With the passing of time, it became less common for the captain to play, and on most teams they took on strictly managerial roles. Instead of suits proliferating throughout America’s dugouts, though, non-playing captains largely hung on to the tradition of wearing a player's uniform. By the early to mid 20th century, wearing the uniform was the norm for managers, with a few notable exceptions. The Philadelphia Athletics’s Connie Mack and the Brooklyn Dodgers’s Burt Shotton continued to wear suits and ties to games long after it fell out of favor (though Shotton sometimes liked to layer a team jacket on top of his street clothes). Once those two retired, it’s been uniforms as far as the eye can see.

The adherence to the uniform among managers in the second half of the 20th century leads some people to think that MLB mandates it, but a look through the official major league rules [PDF] doesn’t turn up much on a manager’s dress. Rule 1.11(a) (1) says that “All players on a team shall wear uniforms identical in color, trim and style, and all players’ uniforms shall include minimal six-inch numbers on their backs" and rule 2.00 states that a coach is a "team member in uniform appointed by the manager to perform such duties as the manager may designate, such as but not limited to acting as base coach."

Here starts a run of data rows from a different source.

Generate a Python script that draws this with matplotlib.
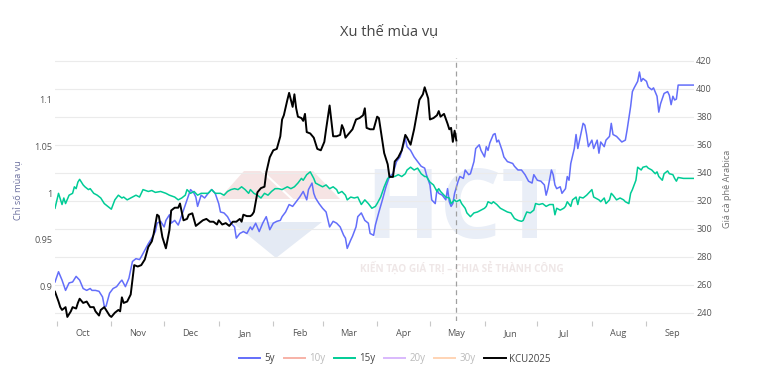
import pandas as pd
import numpy as np
import matplotlib
matplotlib.use('Agg')
import matplotlib.pyplot as plt
import matplotlib.dates as mdates
import matplotlib.transforms as mtransforms
from matplotlib.lines import Line2D
from matplotlib.patches import Polygon

plt.rcParams['font.family'] = ['Open Sans', 'DejaVu Sans']

start = pd.Timestamp('2024-10-01')

# days counted from 1 Oct 2024
days_5y = [-1, 1, 3, 5, 7, 9, 11, 13, 15, 17,
           19, 20, 22, 24, 26, 27, 28, 30, 32, 34,
           36, 37, 39, 41, 43, 45, 47, 48, 50, 52,
           54, 56, 57, 59, 61, 62, 64, 65, 67, 69,
           70, 72, 74, 76, 78, 79, 80, 82, 84, 86,
           88, 90, 92, 93, 95, 97, 99, 101, 102, 104,
           106, 108, 110, 111, 113, 115, 117, 119, 121, 123,
           125, 127, 128, 130, 132, 134, 136, 138, 140, 142,
           143, 145, 146, 147, 149, 151, 153, 155, 157, 159,
           161, 163, 164, 165, 167, 168, 170, 171, 173, 175,
           177, 178, 180, 181, 183, 185, 187, 189, 191, 193,
           195, 197, 198, 199, 201, 203, 205, 207, 209, 210,
           212, 213, 215, 216, 217, 219, 221, 222, 223, 224,
           225, 226, 228, 229, 231, 232, 234, 235, 237, 238,
           240, 241, 243, 244, 245, 246, 248, 249, 250, 251,
           253, 254, 256, 259, 260, 262, 264, 266, 268, 270,
           271, 273, 275, 277, 278, 279, 281, 282, 283, 284,
           286, 287, 289, 290, 291, 292, 294, 295, 296, 297,
           299, 300, 301, 302, 304, 305, 307, 308, 309, 311,
           312, 314, 315, 316, 318, 319, 321, 323, 324, 326,
           327, 328, 330, 331, 332, 333, 335, 336, 338, 339,
           341, 342, 343, 345, 347, 348, 349, 350, 351, 352,
           353, 356, 362]
vals_5y = [0.905, 0.916, 0.907, 0.896, 0.904, 0.905, 0.911, 0.907, 0.898, 0.896,
           0.898, 0.896, 0.896, 0.895, 0.889, 0.879, 0.879, 0.893, 0.898, 0.900,
           0.905, 0.907, 0.900, 0.909, 0.927, 0.930, 0.929, 0.932, 0.939, 0.946,
           0.952, 0.959, 0.968, 0.970, 0.964, 0.971, 0.977, 0.968, 0.971, 0.966,
           0.971, 0.982, 0.993, 1.004, 1.000, 0.996, 0.986, 0.998, 0.995, 1.000,
           1.004, 1.000, 0.989, 0.980, 0.979, 0.975, 0.968, 0.964, 0.952, 0.957,
           0.959, 0.957, 0.964, 0.961, 0.968, 0.959, 0.968, 0.975, 0.961, 0.968,
           0.970, 0.971, 0.975, 0.980, 0.988, 0.986, 0.991, 0.996, 1.002, 0.993,
           1.004, 1.011, 1.000, 0.995, 0.989, 0.984, 0.980, 0.964, 0.970, 0.968,
           0.964, 0.955, 0.952, 0.941, 0.950, 0.954, 0.964, 0.975, 0.979, 0.971,
           0.968, 0.957, 0.955, 0.966, 0.980, 0.993, 1.007, 1.018, 1.021, 1.034,
           1.039, 1.052, 1.059, 1.050, 1.046, 1.039, 1.034, 1.029, 1.027, 1.020,
           1.009, 0.993, 0.989, 1.004, 1.000, 0.998, 0.993, 1.005, 0.991, 0.986,
           0.989, 1.000, 1.013, 1.018, 1.016, 1.025, 1.020, 1.021, 1.034, 1.048,
           1.052, 1.046, 1.039, 1.050, 1.046, 1.054, 1.063, 1.064, 1.055, 1.057,
           1.046, 1.039, 1.034, 1.032, 1.029, 1.025, 1.025, 1.020, 1.013, 1.011,
           1.020, 1.014, 1.013, 1.009, 0.998, 1.005, 1.025, 1.020, 1.009, 1.005,
           1.007, 1.000, 1.005, 1.018, 1.014, 1.032, 1.048, 1.063, 1.048, 1.057,
           1.075, 1.073, 1.063, 1.050, 1.057, 1.048, 1.057, 1.043, 1.055, 1.050,
           1.057, 1.061, 1.075, 1.063, 1.061, 1.059, 1.055, 1.057, 1.068, 1.093,
           1.109, 1.113, 1.120, 1.130, 1.120, 1.123, 1.120, 1.114, 1.111, 1.113,
           1.104, 1.087, 1.096, 1.107, 1.109, 1.105, 1.095, 1.104, 1.100, 1.101,
           1.116, 1.116, 1.116]

days_15y = [-1, 1, 3, 4, 5, 7, 9, 10, 11, 12,
            13, 15, 16, 18, 19, 21, 23, 25, 27, 29,
            31, 33, 35, 37, 38, 40, 42, 45, 47, 49,
            52, 54, 56, 59, 62, 64, 67, 69, 71, 73,
            74, 76, 78, 80, 82, 84, 86, 88, 90, 92,
            93, 95, 97, 99, 101, 103, 105, 107, 109, 110,
            112, 114, 116, 118, 120, 122, 124, 126, 128, 129,
            131, 133, 135, 137, 139, 140, 142, 144, 146, 147,
            149, 151, 153, 155, 157, 159, 160, 162, 164, 165,
            167, 169, 171, 173, 175, 177, 179, 181, 182, 184,
            186, 188, 190, 192, 194, 196, 198, 199, 201, 203,
            205, 207, 209, 210, 212, 214, 216, 217, 218, 220,
            221, 223, 224, 226, 227, 229, 230, 232, 233, 235,
            237, 239, 241, 243, 244, 245, 247, 248, 250, 252,
            254, 256, 258, 260, 262, 264, 265, 267, 269, 271,
            272, 274, 276, 278, 280, 282, 283, 284, 286, 288,
            289, 290, 292, 293, 295, 296, 297, 299, 301, 302,
            304, 305, 306, 308, 309, 311, 312, 314, 315, 316,
            318, 320, 322, 323, 325, 326, 327, 329, 330, 332,
            333, 335, 336, 338, 340, 341, 342, 344, 345, 347,
            348, 350, 351, 352, 353, 356, 362]
vals_15y = [0.984, 1.000, 0.988, 0.995, 0.989, 0.998, 1.000, 1.007, 1.005, 1.012,
            1.015, 1.009, 1.007, 1.004, 1.005, 1.000, 0.998, 0.995, 0.989, 0.986,
            0.983, 0.993, 0.998, 0.995, 0.996, 0.993, 0.995, 0.998, 0.996, 1.004,
            1.002, 1.003, 1.001, 1.002, 1.000, 0.998, 0.996, 0.993, 0.995, 0.998,
            1.004, 1.000, 1.002, 0.998, 1.000, 1.000, 1.000, 1.004, 1.000, 1.000,
            1.000, 0.998, 1.002, 1.004, 1.005, 1.004, 1.007, 1.004, 1.000, 1.004,
            1.000, 0.998, 0.995, 1.000, 0.998, 1.002, 1.005, 1.005, 1.004, 1.005,
            1.007, 1.005, 1.007, 1.011, 1.016, 1.014, 1.020, 1.023, 1.016, 1.011,
            1.009, 1.007, 1.009, 1.005, 1.007, 1.004, 1.000, 1.002, 0.998, 0.993,
            0.996, 0.995, 0.996, 0.988, 0.993, 0.989, 0.984, 0.986, 0.989, 0.996,
            1.007, 1.016, 1.018, 1.018, 1.020, 1.018, 1.021, 1.025, 1.028, 1.025,
            1.027, 1.021, 1.018, 1.018, 1.012, 1.009, 1.002, 1.005, 1.002, 0.998,
            0.996, 0.995, 0.989, 0.993, 0.991, 0.993, 0.989, 0.984, 0.979, 0.975,
            0.979, 0.980, 0.982, 0.984, 0.986, 0.991, 0.989, 0.991, 0.988, 0.984,
            0.982, 0.980, 0.979, 0.973, 0.971, 0.970, 0.971, 0.980, 0.979, 0.982,
            0.989, 0.988, 0.989, 0.986, 0.988, 0.988, 0.977, 0.984, 0.982, 0.984,
            0.986, 0.991, 0.986, 0.993, 0.996, 0.988, 0.996, 0.995, 0.998, 1.000,
            1.004, 0.996, 0.995, 0.993, 0.991, 0.995, 0.989, 0.993, 1.000, 0.998,
            0.993, 0.995, 0.993, 0.991, 0.989, 1.000, 1.004, 1.014, 1.028, 1.025,
            1.028, 1.029, 1.027, 1.025, 1.021, 1.023, 1.018, 1.014, 1.021, 1.024,
            1.021, 1.020, 1.016, 1.013, 1.017, 1.016, 1.016]

days_kcu = [-1, 1, 2, 3, 5, 6, 8, 9, 11, 12,
            13, 15, 17, 19, 21, 22, 24, 25, 27, 28,
            30, 31, 33, 35, 36, 37, 38, 40, 42, 44,
            46, 48, 50, 52, 54, 55, 57, 58, 60, 62,
            64, 65, 67, 69, 70, 72, 74, 75, 77, 79,
            81, 83, 85, 87, 89, 91, 92, 94, 96, 98,
            100, 102, 104, 105, 106, 108, 110, 111, 112, 114,
            116, 118, 119, 121, 123, 125, 127, 128, 129, 131,
            132, 134, 135, 136, 137, 139, 140, 141, 142, 144,
            146, 148, 150, 152, 153, 155, 157, 159, 161, 162,
            163, 164, 166, 168, 170, 172, 174, 175, 176, 178,
            180, 182, 183, 185, 186, 188, 189, 191, 192, 194,
            196, 198, 199, 201, 203, 205, 206, 208, 209, 211,
            212, 214, 216, 217, 218, 220, 222, 223, 224, 225,
            226, 227]
vals_kcu = [255, 248, 244, 242, 244, 237, 241, 244, 243, 247,
            250, 247, 248, 244, 244, 241, 238, 242, 244, 242,
            238, 237, 240, 242, 241, 251, 247, 248, 253, 274,
            273, 274, 278, 287, 291, 296, 310, 309, 294, 286,
            299, 313, 315, 315, 318, 306, 307, 310, 311, 302,
            304, 306, 307, 305, 305, 303, 306, 303, 304, 302,
            305, 305, 307, 305, 310, 309, 309, 310, 312, 326,
            329, 330, 340, 351, 356, 357, 366, 378, 381, 392,
            397, 387, 396, 386, 380, 379, 377, 382, 369, 368,
            365, 357, 356, 362, 371, 388, 366, 366, 367, 374,
            371, 365, 368, 371, 378, 379, 381, 386, 372, 371,
            371, 380, 379, 362, 354, 346, 337, 337, 348, 351,
            356, 367, 365, 360, 371, 385, 392, 396, 401, 393,
            378, 379, 381, 384, 380, 382, 375, 371, 372, 362,
            370, 363]

left_ticks = [0.9, 0.95, 1.0, 1.05, 1.1]
left_labels = ['0.9', '0.95', '1', '1.05', '1.1']
right_ticks = [240, 260, 280, 300, 320, 340, 360, 380, 400, 420]
legend_names = ['5y', '10y', '15y', '20y', '30y', 'KCU2025']
legend_colors = ['#636efa', '#ef553b', '#00cc96', '#ab63fa', '#ffa15a', 'black']
legend_hidden = [False, True, False, True, True, False]


def to_dates(days):
    return start + pd.to_timedelta(days, unit='D')


W, H = 781, 370
fig = plt.figure(figsize=(W / 100, H / 100), dpi=100)


def px(x, y):
    return (x / W, 1 - y / H)


# faint HCT watermark behind the plot
logo_pink = [px(219, 199), px(244, 171), px(313, 171), px(340, 199)]
logo_blue = [px(232, 222), px(322, 222), px(276, 258)]
fig.patches.append(Polygon(logo_pink, closed=True, transform=fig.transFigure,
                           facecolor='#f6e4e4', edgecolor='none', zorder=-2))
fig.patches.append(Polygon(logo_blue, closed=True, transform=fig.transFigure,
                           facecolor='#e4eaf4', edgecolor='none', zorder=-2))
fig.add_artist(Line2D([262 / W, 292 / W], [1 - 171 / H, 1 - 199 / H], color='white',
                      lw=1.5, zorder=-1.5))
fig.text(*px(462, 238), 'HCT', ha='center', va='baseline', fontsize=70,
         fontweight='bold', color='#e9eef7', zorder=-1)
fig.text(*px(462, 268), 'KIẾN TẠO GIÁ TRỊ – CHIA SẺ THÀNH CÔNG', ha='center', va='center',
         fontsize=7.2, fontweight='bold', color='#efe7e7', zorder=-1)

ax = fig.add_axes([55 / W, 49 / H, 639 / W, 263 / H])
ax.patch.set_visible(False)
ax2 = ax.twinx()
ax2.patch.set_visible(False)

ax.set_ylim(0.8632, 1.1450)
ax2.set_ylim(234.1, 421.9)

# grid belongs to the right axis but is drawn under every line
blend = mtransforms.blended_transform_factory(ax.transAxes, ax2.transData)
for v in right_ticks:
    ax.add_line(Line2D([0, 1], [v, v], transform=blend, color='#ebebeb', lw=0.8, zorder=0))

ax.plot(to_dates(days_5y), vals_5y, color='#636efa', lw=1.1, zorder=2)
ax.plot(to_dates(days_15y), vals_15y, color='#00cc96', lw=1.1, zorder=2)
ax2.plot(to_dates(days_kcu), vals_kcu, color='black', lw=1.4, zorder=3)
ax2.axvline(to_dates(days_kcu)[-1], color='#a0a0a0', lw=0.9, ls=(0, (4, 3)), zorder=1)

ax.set_xlim(to_dates([days_5y[0], days_5y[-1]]))

for a in (ax, ax2):
    for s in a.spines.values():
        s.set_visible(False)

ax.set_yticks(left_ticks)
ax.set_yticklabels(left_labels)
ax.tick_params(axis='y', length=0, pad=2, labelsize=6.6, labelcolor='#555555')
ax2.set_yticks(right_ticks)
ax2.tick_params(axis='y', length=0, pad=1.5, labelsize=6.6, labelcolor='#555555')

ax.xaxis.set_major_locator(mdates.MonthLocator())
ax.xaxis.set_major_formatter(plt.NullFormatter())
ax.xaxis.set_minor_locator(mdates.MonthLocator(bymonthday=16))
ax.xaxis.set_minor_formatter(mdates.DateFormatter('%b'))
ax.tick_params(axis='x', which='major', length=3.5, width=0.8, color='#c8c8c8')
ax.tick_params(axis='x', which='minor', length=0, pad=6, labelsize=6.6, labelcolor='#555555')

fig.text(*px(389, 33), 'Xu thế mùa vụ', ha='center', va='center', fontsize=10.5, color='#444444')
fig.text(*px(18, 190), 'Chỉ số mùa vụ', rotation=90, ha='center', va='center',
         fontsize=6.6, color='#6b6f9e')
fig.text(*px(727, 189), 'Giá cà phê Arabica', rotation=90, ha='center', va='center',
         fontsize=6.6, color='#707070')

handles = [Line2D([0], [0], color=c, lw=1.4, alpha=0.45 if hid else 1)
           for c, hid in zip(legend_colors, legend_hidden)]
leg = fig.legend(handles, legend_names, loc='center', bbox_to_anchor=px(395, 359), ncol=6,
                 frameon=False, fontsize=7, handlelength=2.2, handletextpad=0.4,
                 columnspacing=0.9)
for txt, hid in zip(leg.get_texts(), legend_hidden):
    txt.set_color('#bbbbbb' if hid else '#444444')

fig.savefig('out.png', dpi=100)
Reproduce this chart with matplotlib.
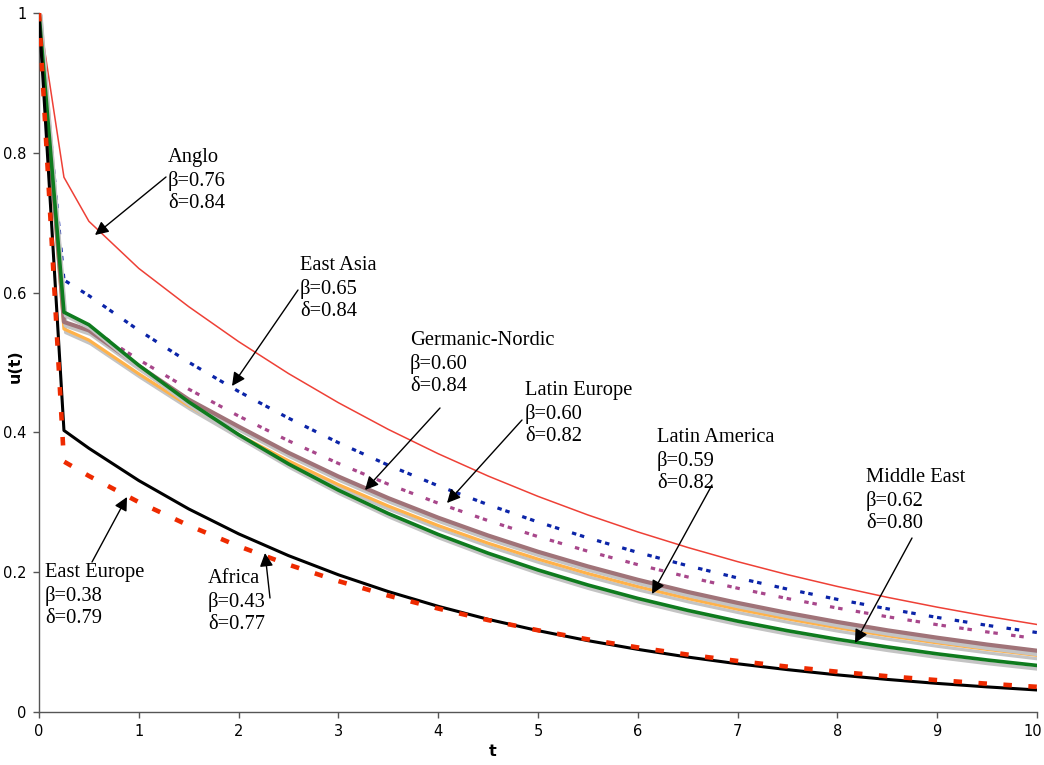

While Rule 2.00 gives a rundown of the manager’s role and some rules that apply to them, it doesn’t specify that they’re uniformed. Further down, Rule 3.15 says that "No person shall be allowed on the playing field during a game except players and coaches in uniform, managers, news photographers authorized by the home team, umpires, officers of the law in uniform and watchmen or other employees of the home club." Again, nothing about the managers being uniformed.

All that said, Rule 2.00 defines the bench or dugout as “the seating facilities reserved for players, substitutes and other team members in uniform when they are not actively engaged on the playing field," and makes no exceptions for managers or anyone else. While the managers’ duds are never addressed anywhere else, this definition does seem to necessitate, in a roundabout way, that managers wear a uniform—at least if they want to have access to the dugout. And, really, where else would they sit?